Frequently asked questions

Is it legal to hire an ethical hacker?

Yes, when the work is performed on systems you own or are authorized to have tested, under written agreement. Hiring anyone to access another person's accounts, phone, or systems is illegal in nearly every country, and the buyer can be prosecuted as well as the hacker.

How much should a first penetration test cost?

For a single website or small application, expect quotes from the low four figures up to around ten thousand dollars depending on complexity. Vulnerability assessments cost less; multi-asset and internal network engagements cost more. Quotes far below market with big promises are the hallmark of scams.

How long does a penetration test take?

A typical single-application engagement runs one to three weeks end to end: a scoping call, several days of testing, and report writing. Larger scopes take longer. Anyone offering meaningful results within hours is not performing a genuine assessment.

What should I prepare before contacting a security firm?

A short written description of what you want tested and why, an inventory of the assets involved, proof you own or control them, any compliance requirements driving the work, and a budget range. That single page makes scoping faster and signals that you are a serious, lawful client.

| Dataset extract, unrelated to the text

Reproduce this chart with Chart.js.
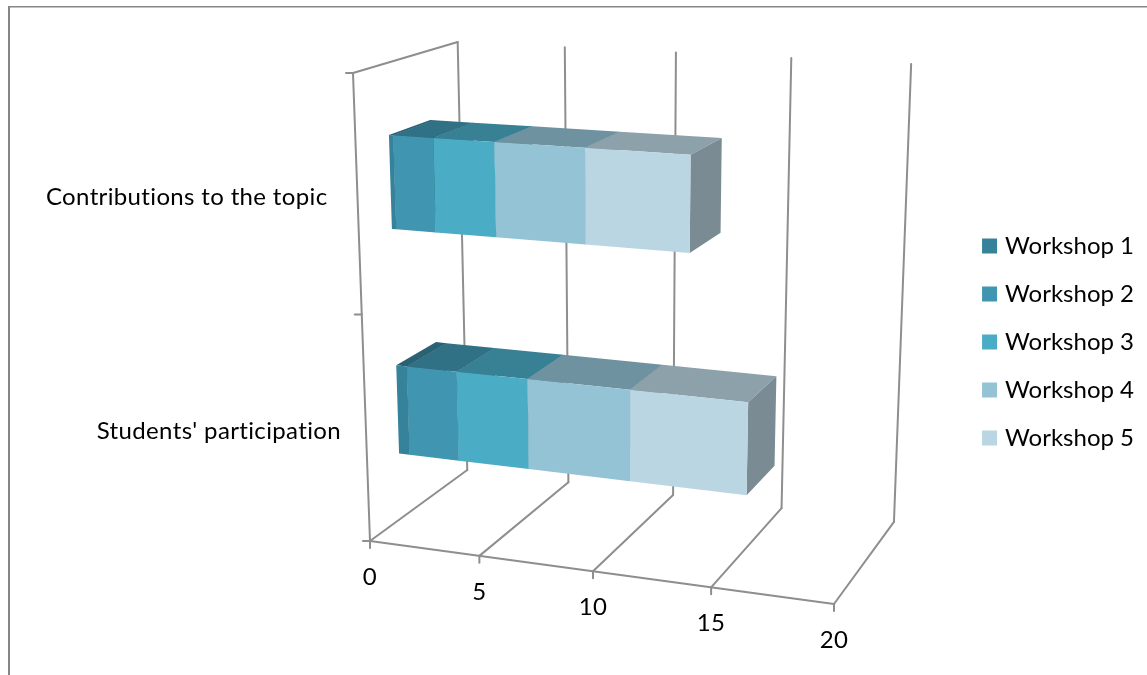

How do I avoid hire-a-hacker scams?

Refuse guaranteed outcomes, upfront crypto or gift card payment, Telegram-only contact, and anonymous operators. Require a registered business, verifiable certifications, a contract, and a sample report. Legitimate professionals welcome that scrutiny; scammers evaporate under it.

Do small businesses really need penetration testing?

Small businesses are heavily targeted precisely because attackers expect weaker defenses, and many compliance frameworks and cyber insurance policies now expect testing regardless of company size. A modest annual assessment is one of the highest-leverage security purchases a small business can make.